Folke Filbyter is the popularized name of the pagan progenitor of the House of Bjelbo clan.[1] Since Folke is said to have been the great-great-grandfather of Birger Brosa, he would have lived in the 11th century.[1]

Folke Filbyter searching for his grandchild, statue by Carl Milles in Linköping

His cognomen Filbyter is believed to mean "foal biter" and refers to a man who castrates colts with his teeth.[1]

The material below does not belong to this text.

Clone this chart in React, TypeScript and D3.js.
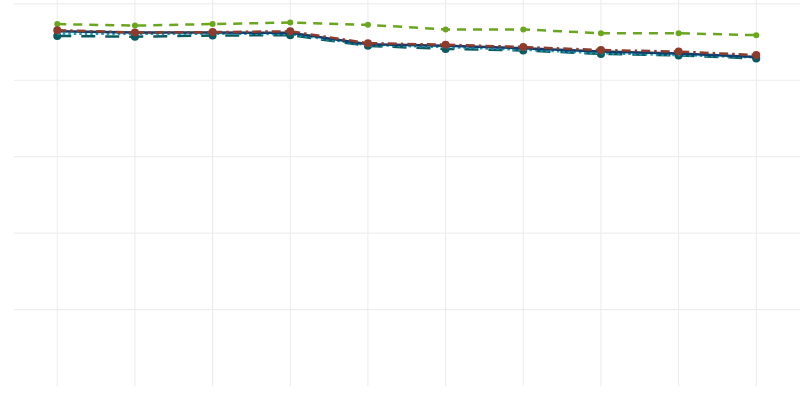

Folke Filbyter in fiction edit

  • Folke Filbyter appears as a tragic scorned father in Folkungaträdet (1905), by the Swedish writer Verner von Heidenstam. In Heidenstam's work, Folke has returned home to Sweden from many questionable acts during his Viking expeditions and settling down he founds the estate Folketuna. There he has three children with a dwarfish woman and although they are wealthy they live in the same dirty poverty as their thralls. Two of the sons depart for adventures in Russia while the third son kidnaps a girl who bears him a son before dying in childbirth. Folke is an atheist who does not hesitate to destroy both the idols of the old faith and those of the new faith. When his remaining son converts to Christianity, he gives his little child to an itinerant preacher. Folke cannot accept that his grandson and heir has disappeared, and so he departs searching for his grandson. Eventually, Folke finds both his grandson and the two sons who had gone abroad. The reunion is tragic and the self-sacrificing, humiliated and scorned Folke exclaims "the love of your hearts, my children, you cannot give me, and that was all that I ever asked for.[2]
  • Folke Filbyter also appears in Frans G. Bengtsson's The Long Ships, published in the 1940s.

References edit

  1. ^ a b c The article Folke Filbyter in Nationalencyklopedin (1991).
  2. ^ En stamfader som står det nya emot, an article in Svenska Dagbladet, published August 17, 2003. Retrieved 2007-05-12.